USS Oliver Hazard Perry (FFG 7), USS Antrim (FFG 20) and USS Jack Williams (FFG 24), 1982.

Comparison of the ASW escort classes.

Ocean escorts
In the 1950s, some Fletchers were brought out of mothballs and modified as escort destroyers (DDEs) to carry the new systems required in response to the growing Soviet submarine threat. It was soon discovered, however, that they lacked sufficient internal room for this purpose so the DDE conversion program was suspended.

Beginning in F/Y 1952, new classes intended for modern antisubmarine warfare (ASW) were authorized to take their place. The US Navy service life of the first generation “ocean escorts”—13 Dealeys and four Claud Joneses—was short: commissioned in 1954–60 as DEs, they were all sold or scrapped by the end of 1974.

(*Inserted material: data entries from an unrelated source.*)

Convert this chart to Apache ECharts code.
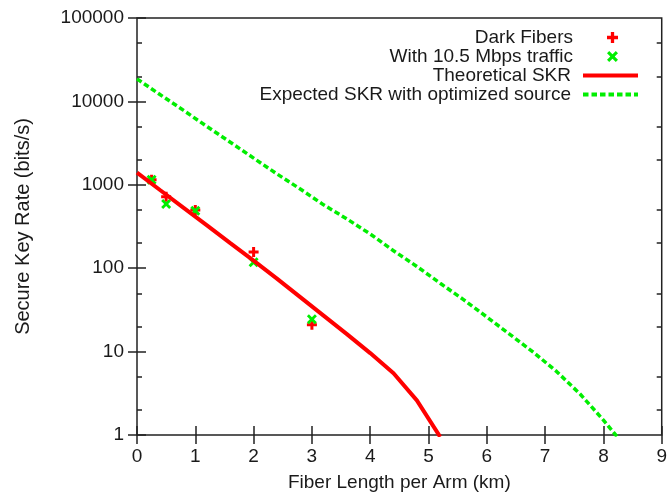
<!DOCTYPE html>
<html>
<head>
<meta charset="utf-8">
<script src="https://cdn.jsdelivr.net/npm/echarts@6/dist/echarts.min.js"></script>
<style>
    html, body { margin: 0; padding: 0; background: #fff; }
    #chart { width: 670px; height: 497px; }
</style>
</head>
<body>
<div id="chart"></div>
<script>
// measured points
const fiberX = [0.25, 0.5, 1, 2, 3]
const darkFiberY = [1150, 720, 500, 156, 21]
const trafficY = [1150, 590, 490, 118, 24.5]

// theoretical curve, sampled every 0.4 km
const theoX = [0, 0.4, 0.8, 1.2, 1.6, 2.0, 2.4, 2.8, 3.2, 3.6, 4.0, 4.4, 4.8, 5.2]
const theoY = [1400, 860, 530, 327, 200, 123, 75, 45, 27, 16.2, 9.6, 5.5, 2.6, 0.95]

// expected curve with optimized source
const optX = [0, 0.4, 0.8, 1.2, 1.6, 2.0, 2.4, 2.8, 3.2, 3.6, 4.0, 4.4, 4.8, 5.2, 5.6, 6.0, 6.4, 6.8, 7.2, 7.6, 8.0, 8.4]
const optY = [18600, 12000, 7800, 5000, 3240, 2090, 1350, 890, 575, 390, 257, 162, 105, 66, 42, 26, 16, 9.8, 5.75, 3.1, 1.51, 0.69]

// minor ticks of the log axis (2 and 5 of each decade)
const minorTicks = [2, 5, 20, 50, 200, 500, 2000, 5000, 20000, 50000]

const seriesNames = ['Dark Fibers', 'With 10.5 Mbps traffic', 'Theoretical SKR', 'Expected SKR with optimized source']

const RED = '#ff0000'
const GREEN = '#00ee00'
const AXIS = '#222'
const FONT = 'Liberation Sans'
const TEXT = '#1a1a1a'
const DASH = [5.5, 3]
const plusPath = 'path://M3.5,0H6.5V3.5H10V6.5H6.5V10H3.5V6.5H0V3.5H3.5Z'
const crossPath = 'path://M0,2L2,0L5,3L8,0L10,2L7,5L10,8L8,10L5,7L2,10L0,8L3,5Z'

const zip = (xs, ys) => xs.map((x, i) => [x, ys[i]])

const chart = echarts.init(document.getElementById('chart'))

const legendTops = [28, 47, 66, 85]
const legends = seriesNames.map((name, i) => ({
    data: [name],
    right: i < 2 ? 52 : 30,
    top: legendTops[i],
    align: 'right',
    padding: 0,
    itemWidth: 55,
    itemHeight: i < 2 ? 11 : 14,
    itemStyle: i < 2 ? {} : { opacity: 0 },
    lineStyle: i < 2 ? {} : { width: 4, type: i === 3 ? DASH : 'solid' },
    selectedMode: false,
    textStyle: {
        fontFamily: FONT,
        fontSize: 19,
        color: TEXT,
        padding: [0, 7, 0, 0],
    },
}))

const tickStyle = { inside: true, length: 9, lineStyle: { color: AXIS, width: 1.5 } }

const logAxis = {
    type: 'log',
    logBase: 10,
    min: 1,
    max: 100000,
    splitLine: { show: false },
    axisLine: { show: false },
    axisTick: tickStyle,
}

// helper axis in decades, only used to place the 2 and 5 minor ticks
const minorAxis = position => ({
    type: 'value',
    position,
    min: 0,
    max: 5,
    splitLine: { show: false },
    axisLine: { show: false },
    axisLabel: { show: false },
    axisTick: {
        inside: true,
        length: 5,
        customValues: minorTicks.map(v => Math.log10(v)),
        lineStyle: { color: AXIS, width: 1.5 },
    },
})

chart.setOption({
    animation: false,
    legend: legends,
    grid: {
        left: 137,
        right: 7,
        top: 18,
        bottom: 61,
        show: true,
        borderColor: AXIS,
        borderWidth: 1.5,
    },
    xAxis: [
        {
            type: 'value',
            min: 0,
            max: 9,
            interval: 1,
            name: 'Fiber Length per Arm (km)',
            nameLocation: 'middle',
            nameGap: 38,
            nameTextStyle: { fontFamily: FONT, fontSize: 19, color: TEXT },
            axisLine: { show: false },
            axisTick: tickStyle,
            axisLabel: { fontFamily: FONT, fontSize: 19, color: TEXT, margin: 12 },
            splitLine: { show: false },
        },
        {
            type: 'value',
            position: 'top',
            min: 0,
            max: 9,
            interval: 1,
            axisLine: { show: false },
            axisTick: tickStyle,
            axisLabel: { show: false },
            splitLine: { show: false },
        },
    ],
    yAxis: [
        {
            ...logAxis,
            position: 'left',
            name: 'Secure Key Rate (bits/s)',
            nameLocation: 'middle',
            nameGap: 104,
            nameTextStyle: { fontFamily: FONT, fontSize: 20, color: TEXT },
            axisLabel: {
                fontFamily: FONT,
                fontSize: 19,
                color: TEXT,
                margin: 13,
                formatter: v => String(Math.round(v)),
            },
        },
        {
            ...logAxis,
            position: 'right',
            axisLabel: { show: false },
        },
        minorAxis('left'),
        minorAxis('right'),
    ],
    series: [
        {
            name: seriesNames[0],
            type: 'scatter',
            symbol: plusPath,
            symbolSize: 10,
            itemStyle: { color: RED, opacity: 1 },
            z: 2,
            data: zip(fiberX, darkFiberY),
        },
        {
            name: seriesNames[1],
            type: 'scatter',
            symbol: crossPath,
            symbolSize: 10,
            itemStyle: { color: GREEN, opacity: 1 },
            z: 3,
            data: zip(fiberX, trafficY),
        },
        {
            name: seriesNames[2],
            type: 'line',
            symbol: 'none',
            clip: true,
            lineStyle: { color: RED, width: 4 },
            itemStyle: { color: RED },
            z: 4,
            data: zip(theoX, theoY),
        },
        {
            name: seriesNames[3],
            type: 'line',
            symbol: 'none',
            clip: true,
            lineStyle: { color: GREEN, width: 3.5, type: DASH },
            itemStyle: { color: GREEN },
            z: 5,
            data: zip(optX, optY),
        },
    ],
})
</script>
</body>
</html>
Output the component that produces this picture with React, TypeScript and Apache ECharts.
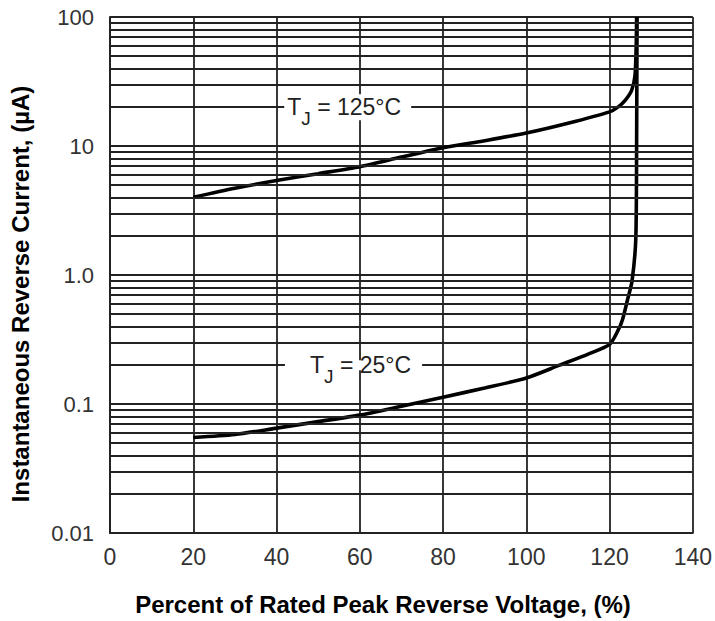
import React, { useEffect, useRef } from "react";
import * as echarts from "echarts";

// Percent of rated peak reverse voltage (%) and current (µA)
const voltage125 = [20, 30, 40, 50, 60, 70, 80, 90, 100, 110, 120, 122, 123.8, 125.3, 126.1, 126.4, 126.5];
const current125 = [4.0, 4.7, 5.4, 6.1, 6.9, 8.2, 9.7, 11, 12.6, 15, 18.4, 20, 22.7, 27, 35, 60, 100];

const voltage25 = [20, 30, 40, 50, 60, 70, 80, 90, 100, 108, 115, 120, 122, 123.1, 124.3, 125.4, 126.3, 126.5, 126.6];
const current25 = [0.055, 0.058, 0.065, 0.073, 0.082, 0.096, 0.113, 0.133, 0.159, 0.2, 0.245, 0.29, 0.37, 0.45, 0.64, 0.9, 1.9, 10, 100];

const yTickLabels = ["0.01", "0.1", "1.0", "10", "100"];
const decades = [0.01, 0.1, 1, 10];
const minorMultipliers = [2, 3, 4, 5, 6, 7, 8, 9];

const curveLabels = ["125°C", "25°C"];
const labelAnchorsX = [57.1, 58.5];
const labelAnchorsY = [20, 0.2];

const xTitle = "Percent of Rated Peak Reverse Voltage, (%)";
const yTitle = "Instantaneous Reverse Current, (µA)";

const TICK_FONT = '"Liberation Sans", Arial, sans-serif';
const GRID_COLOR = "#222222";
const GRID_WIDTH = 1.8;

export default function App() {
  const ref = useRef<HTMLDivElement>(null);

  useEffect(() => {
    if (!ref.current) return;
    const chart = echarts.init(ref.current, null, { renderer: "svg" });

    const minorValues: number[] = [];
    decades.forEach((d) => minorMultipliers.forEach((m) => minorValues.push(+(d * m).toPrecision(3))));

    const pair = (xs: number[], ys: number[]) => xs.map((x, i) => [x, ys[i]]);

    const makeLabel = (i: number) => ({
      coord: [labelAnchorsX[i], labelAnchorsY[i]],
      label: {
        show: true,
        position: "inside",
        formatter: `{t|T}{s|J}{t| = ${curveLabels[i]}}`,
        backgroundColor: "#ffffff",
        padding: i === 0 ? [0, 10, 0, 3] : [-8, 11, -8, 25],
        rich: {
          t: { fontSize: 23, fontFamily: TICK_FONT, color: "#222", lineHeight: 26 },
          s: { fontSize: 19, fontFamily: TICK_FONT, color: "#222", lineHeight: 19, padding: [22, 0, 0, 0] },
        },
      },
    });

    chart.setOption({
      animation: false,
      backgroundColor: "#ffffff",
      grid: { left: 110, right: 17, top: 17, bottom: 88, containLabel: false },
      xAxis: {
        type: "value",
        min: 0,
        max: 140,
        interval: 20,
        axisLine: { show: true, lineStyle: { color: GRID_COLOR, width: GRID_WIDTH } },
        axisTick: { show: false },
        axisLabel: { margin: 12, fontSize: 23, fontFamily: TICK_FONT, color: "#333" },
        splitLine: { show: true, lineStyle: { color: GRID_COLOR, width: GRID_WIDTH } },
      },
      yAxis: {
        type: "log",
        logBase: 10,
        min: 0.01,
        max: 100,
        axisLine: { show: true, lineStyle: { color: GRID_COLOR, width: GRID_WIDTH } },
        axisTick: { show: false },
        axisLabel: {
          margin: 16,
          fontSize: 22,
          fontFamily: TICK_FONT,
          color: "#333",
          formatter: (v: number) => yTickLabels[Math.round(Math.log10(v)) + 2] ?? "",
        },
        splitLine: { show: true, lineStyle: { color: GRID_COLOR, width: GRID_WIDTH } },
      },
      graphic: [
        {
          type: "text",
          x: 383,
          y: 604,
          style: {
            text: xTitle,
            font: `bold 24px ${TICK_FONT}`,
            fill: "#000",
            align: "center",
            verticalAlign: "middle",
          },
        },
        {
          type: "text",
          x: 20,
          y: 294,
          rotation: Math.PI / 2,
          style: {
            text: yTitle,
            font: `bold 24px ${TICK_FONT}`,
            fill: "#000",
            align: "center",
            verticalAlign: "middle",
          },
        },
      ],
      series: [
        {
          name: "grid",
          type: "line",
          data: [],
          z: 1,
          silent: true,
          markLine: {
            silent: true,
            symbol: ["none", "none"],
            label: { show: false },
            lineStyle: { color: GRID_COLOR, width: GRID_WIDTH, type: "solid" },
            emphasis: { disabled: true },
            data: minorValues.map((v) => ({ yAxis: v })),
          },
        },
        {
          name: "labels",
          type: "line",
          data: [],
          z: 2,
          silent: true,
          markPoint: {
            symbol: "rect",
            symbolSize: 1,
            itemStyle: { color: "rgba(0,0,0,0)" },
            data: [makeLabel(0), makeLabel(1)],
          },
        },
        {
          name: "TJ = 125°C",
          type: "line",
          z: 3,
          data: pair(voltage125, current125),
          showSymbol: false,
          smooth: 0.25,
          lineStyle: { color: "#000", width: 3.6 },
        },
        {
          name: "TJ = 25°C",
          type: "line",
          z: 3,
          data: pair(voltage25, current25),
          showSymbol: false,
          smooth: 0.25,
          lineStyle: { color: "#000", width: 3.6 },
        },
      ],
    });

    return () => chart.dispose();
  }, []);

  return (
    <div
      ref={ref}
      style={{ position: "fixed", left: 0, top: 0, width: 715, height: 621, background: "#fff" }}
    />
  );
}
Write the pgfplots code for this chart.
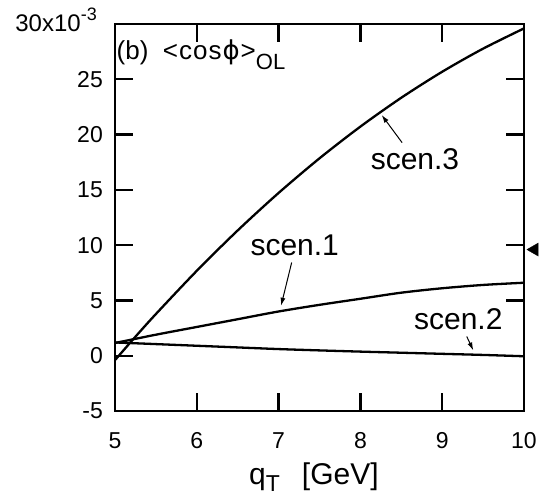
\documentclass[border=0pt]{standalone}
\usepackage{fontspec}
\setmainfont{Liberation Sans}
\newfontfamily\dejavu{DejaVu Sans}
\usepackage{pgfplots}
\pgfplotsset{compat=1.18}
\usetikzlibrary{arrows.meta}

\newcommand{\fs}[1]{\fontsize{#1}{#1}\selectfont}

\begin{document}
\begin{tikzpicture}
\begin{axis}[
  at={(0,0)}, anchor=south west,
  scale only axis, width=409pt, height=387pt,
  xmin=5, xmax=10, ymin=-5, ymax=30,
  xtick={5,6,7,8,9,10},
  xticklabels={5,6,7,8,9,10},
  ytick={-5,0,5,10,15,20,25,30},
  yticklabels={-5,0,5,10,15,20,25,{}},
  tick align=inside,
  major tick length=18pt,
  axis line style={line width=2.4pt},
  every tick/.style={black, line width=2.4pt},
  ticklabel style={font=\fs{23}},
  xticklabel style={inner sep=0pt, yshift=-21pt},
  yticklabel style={inner sep=0pt, xshift=-12pt},
  clip=false,
]
% scenario curves
\addplot[black, line width=2.3pt, smooth] coordinates {
  (5.00,-0.40) (5.25,1.72) (5.50,3.77) (6.00,7.68) (6.50,11.33) (7.00,14.72)
  (7.50,17.85) (8.00,20.72) (8.50,23.33) (9.00,25.68) (9.50,27.77) (10.00,29.60)};
\addplot[black, line width=2.3pt, smooth] coordinates {
  (5.00,1.15) (5.50,1.90) (6.00,2.60) (6.50,3.30) (7.00,4.00) (7.50,4.60)
  (8.00,5.15) (8.50,5.70) (9.00,6.10) (9.50,6.40) (10.00,6.60)};
\addplot[black, line width=2.3pt, smooth] coordinates {
  (5.00,1.20) (5.50,1.05) (6.00,0.90) (6.50,0.75) (7.00,0.60) (7.50,0.48)
  (8.00,0.37) (8.50,0.27) (9.00,0.17) (9.50,0.07) (10.00,-0.05)};

% pointer arrows
\addplot[black, line width=1pt, -{Latex[length=8pt,width=5pt]}] coordinates {(8.51,19.27) (8.26,21.77)};
\addplot[black, line width=1pt, -{Latex[length=8pt,width=5pt]}] coordinates {(7.16,8.43) (7.03,4.52)};
\addplot[black, line width=1pt, -{Latex[length=8pt,width=5pt]}] coordinates {(9.30,1.74) (9.38,0.48)};

% marker outside the right edge
\addplot[only marks, mark=triangle*, mark size=7.5pt, mark options={rotate=90, fill=black, draw=black}] coordinates {(10.128,9.6)};

\node[font=\fs{30}, inner sep=0pt] at (axis cs:8.667,17.78) {scen.3};
\node[font=\fs{30}, inner sep=0pt] at (axis cs:7.197,9.95) {scen.1};
\node[font=\fs{30}, inner sep=0pt] at (axis cs:9.197,3.34) {scen.2};

\node[anchor=base west, inner sep=0pt, font=\fs{26}] at (rel axis cs:0,1) [xshift=1.5pt, yshift=-35.3pt]
  {(b)\ \ {<}\hspace{1pt}c\hspace{1pt}o\hspace{1pt}s\hspace{1pt}{\dejavu ϕ}\hspace{1pt}{>}\raisebox{-10.7pt}{\fs{22}OL}};

\node[anchor=base east, inner sep=0pt, font=\fs{24}] at (rel axis cs:0,1) [xshift=-18pt, yshift=-8pt]
  {30x10\raisebox{11pt}{\fs{18}-3}};

\node[anchor=base west, inner sep=0pt, font=\fs{30}] at (rel axis cs:0,0) [xshift=134pt, yshift=-74pt]
  {q\raisebox{-7pt}{\fs{23}T}\hspace{22pt}[GeV]};
\end{axis}
\pgfresetboundingbox
\path (-115pt,-91pt) rectangle (424pt,411pt);
\end{tikzpicture}
\end{document}
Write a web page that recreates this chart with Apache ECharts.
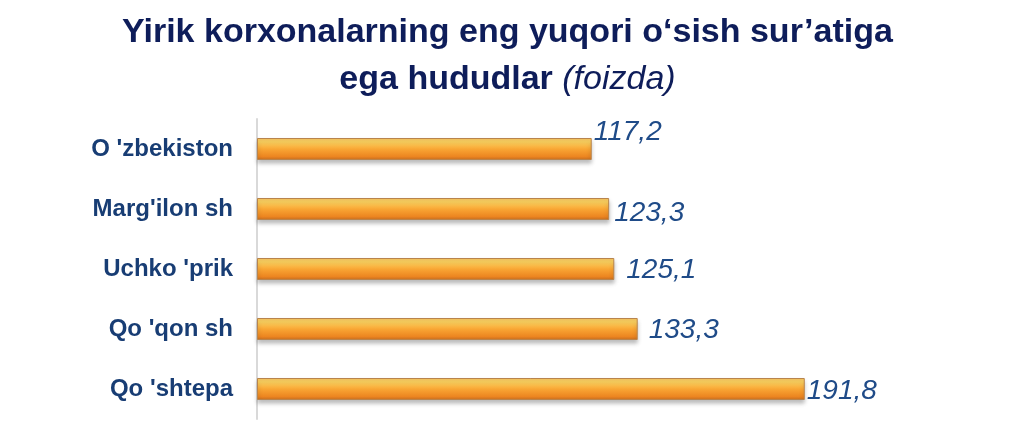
<!DOCTYPE html>
<html><head><meta charset="utf-8">
<script src="https://cdn.jsdelivr.net/npm/echarts@6/dist/echarts.min.js"></script>
<style>html,body{margin:0;padding:0;background:#fff}#c{width:1015px;height:430px}</style>
</head><body><div id="c"></div>
<script>
var categories = ["O 'zbekiston", "Marg'ilon sh", "Uchko 'prik", "Qo 'qon sh", "Qo 'shtepa"];
var values = [117.2, 123.3, 125.1, 133.3, 191.8];
var valueLabels = ["117,2", "123,3", "125,1", "133,3", "191,8"];

var labelOffsets = [[0, -17], [3, 4], [10, 1], [9, 1], [0, 2]];

var chart = echarts.init(document.getElementById('c'), null, {renderer: 'canvas'});
var font = 'Liberation Sans, Arial, sans-serif';
chart.setOption({
  backgroundColor: '#fff',
  animation: false,
  title: {
    left: 'center', top: 4,
    text: '{b|Yirik korxonalarning eng yuqori o\u2018sish sur\u2019atiga}\n{b|ega hududlar }{i|(foizda)}',
    textStyle: {
      rich: {
        b: {fontFamily: font, fontWeight: 'bold', fontSize: 34, color: '#0e1d5a', lineHeight: 47},
        i: {fontFamily: font, fontWeight: 'normal', fontStyle: 'italic', fontSize: 34, color: '#0e1d5a', lineHeight: 47}
      }
    }
  },
  grid: {left: 257, top: 119, width: 714, height: 300, containLabel: false},
  xAxis: {
    type: 'value', min: 0, max: 250, show: false
  },
  yAxis: {
    type: 'category', data: categories, inverse: true,
    axisLine: {show: true, lineStyle: {color: '#d9d9d9', width: 2}},
    axisTick: {show: false},
    splitLine: {show: false},
    axisLabel: {fontFamily: font, fontWeight: 'bold', fontSize: 24, color: '#183d74', margin: 24}
  },
  series: [{
    type: 'bar', barWidth: 22,
    data: values.map(function (v, i) {
      return {value: v, label: {offset: labelOffsets[i]}};
    }),
    itemStyle: {
      color: new echarts.graphic.LinearGradient(0, 0, 0, 1, [
        {offset: 0, color: '#f6c260'},
        {offset: 0.18, color: '#fdd25f'},
        {offset: 0.5, color: '#f9a634'},
        {offset: 0.85, color: '#ec8520'},
        {offset: 1, color: '#c46d22'}
      ]),
      borderColor: '#b9844c', borderWidth: 1,
      shadowColor: 'rgba(0,0,0,0.25)', shadowBlur: 4, shadowOffsetY: 3
    },
    label: {
      show: true, position: 'right', distance: 2,
      formatter: function (p) { return valueLabels[p.dataIndex]; },
      fontFamily: font, fontStyle: 'italic', fontSize: 28, color: '#1f4b88'
    }
  }]
});
</script></body></html>
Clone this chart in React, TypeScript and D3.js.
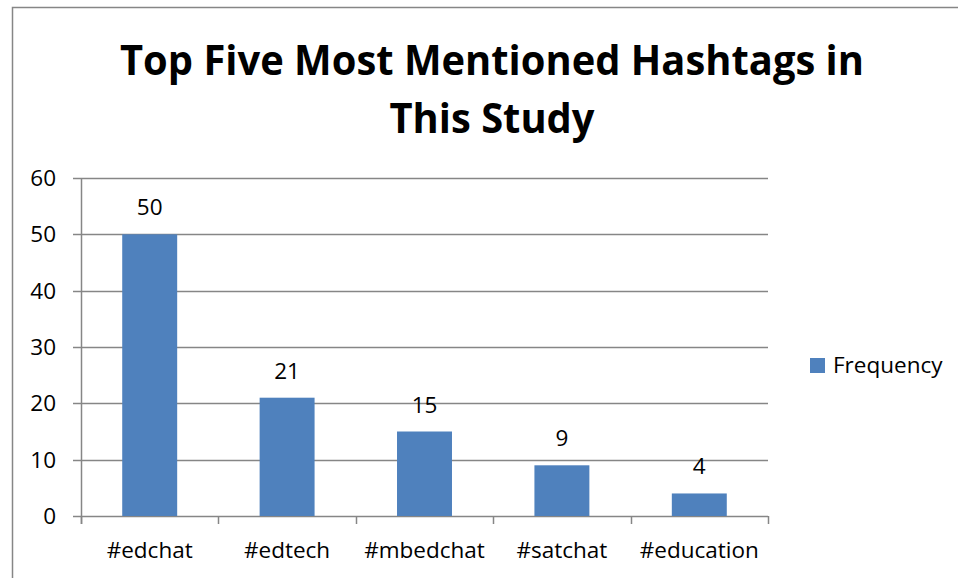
import React from "react";
import * as d3 from "d3";

const categories = ["#edchat", "#edtech", "#mbedchat", "#satchat", "#education"];
const frequency = [50, 21, 15, 9, 4];
const yTicks = [0, 10, 20, 30, 40, 50, 60];
const titleLines = ["Top Five Most Mentioned Hashtags in", "This Study"];
const seriesName = "Frequency";

const W = 958, H = 578;
const plot = { left: 81, right: 768, top: 178, bottom: 516 };
const font = "'Open Sans', 'Noto Sans', sans-serif";
const barColor = "#4F81BD";
const gridColor = "#868686";
const fs = 22.5;

export default function App() {
  const x = d3.scaleBand<string>().domain(categories).range([plot.left, plot.right]).paddingInner(0.6).paddingOuter(0.3);
  const y = d3.scaleLinear().domain([0, 60]).range([plot.bottom, plot.top]);
  const step = x.step();
  const bounds = d3.range(categories.length + 1).map((i) => plot.left + i * step);
  return (
    <svg width={W} height={H} style={{ position: "absolute", left: 0, top: 0, background: "#fff" }}>
      <rect x={0} y={0} width={W} height={H} fill="#fff" />
      <path d={`M12.5,${H} V7.5 H${W}`} fill="none" stroke={gridColor} strokeWidth={1.5} />
      <text x={492} y={75} textAnchor="middle" fontFamily={font} fontWeight="bold" fontSize={42} fill="#000" textLength={744} lengthAdjust="spacingAndGlyphs">{titleLines[0]}</text>
      <text x={492} y={133} textAnchor="middle" fontFamily={font} fontWeight="bold" fontSize={42} fill="#000" textLength={205} lengthAdjust="spacingAndGlyphs">{titleLines[1]}</text>
      {yTicks.map((t) => (
        <g key={t}>
          <line x1={plot.left - 8} x2={plot.right} y1={Math.round(y(t)) + 0.5} y2={Math.round(y(t)) + 0.5} stroke={gridColor} strokeWidth={1.5} />
          <text x={56} y={y(t) + 8} textAnchor="end" fontFamily={font} fontSize={fs} fill="#000">{t}</text>
        </g>
      ))}
      <line x1={plot.left + 0.5} x2={plot.left + 0.5} y1={plot.top} y2={plot.bottom + 8} stroke={gridColor} strokeWidth={1.5} />
      {bounds.map((b, i) => (
        <line key={i} x1={Math.round(b) + 0.5} x2={Math.round(b) + 0.5} y1={plot.bottom} y2={plot.bottom + 8} stroke={gridColor} strokeWidth={1.5} />
      ))}
      {categories.map((c, i) => (
        <g key={c}>
          <rect x={x(c)} y={y(frequency[i])} width={x.bandwidth()} height={y(0) - y(frequency[i])} fill={barColor} />
          <text x={(x(c) as number) + x.bandwidth() / 2} y={y(frequency[i]) - 19} textAnchor="middle" fontFamily={font} fontSize={fs} fill="#000">{frequency[i]}</text>
          <text x={(x(c) as number) + x.bandwidth() / 2} y={558} textAnchor="middle" fontFamily={font} fontSize={fs} fill="#000">{c}</text>
        </g>
      ))}
      <rect x={810} y={358} width={15} height={15} fill={barColor} />
      <text x={833} y={373} fontFamily={font} fontSize={fs} fill="#000">{seriesName}</text>
    </svg>
  );
}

A second generation of classes Bronstein (2 ships), Garcia (10) and Knox (46) classes arrived. Differentiated from earlier classes by their “hurricane bows” for improved seakeeping and a “mack” (a combined mast and stack), and from one another by their ever-increasing size, they commissioned as DEs beginning in 1963, were redesignated frigates (FF) in 1975 and remained in commission until after 1990. Adaptations of the Garcias were the experimental Glover and the six guided missile-equipped Brookes, which commissioned as DEGs 1–6 in 1967–8, were redesignated frigates (FFG 1–6) in 1975, and decommissioned in 1994.

In 1977, to replace the large numbers of World War II destroyers retiring from ASW service, the Navy began commissioning a third generation of ASW escort, the Oliver Hazard Perry class guided missile frigates. Again, the need for large numbers kept down size and cost, but the class has proved successful: of 55 ships (FFG 7–61) completed by US yards over a 12-year period (51 for the US Navy and four for Australia) and 16 more built abroad, 30 are still in commission in the US Navy as are many in foreign navies.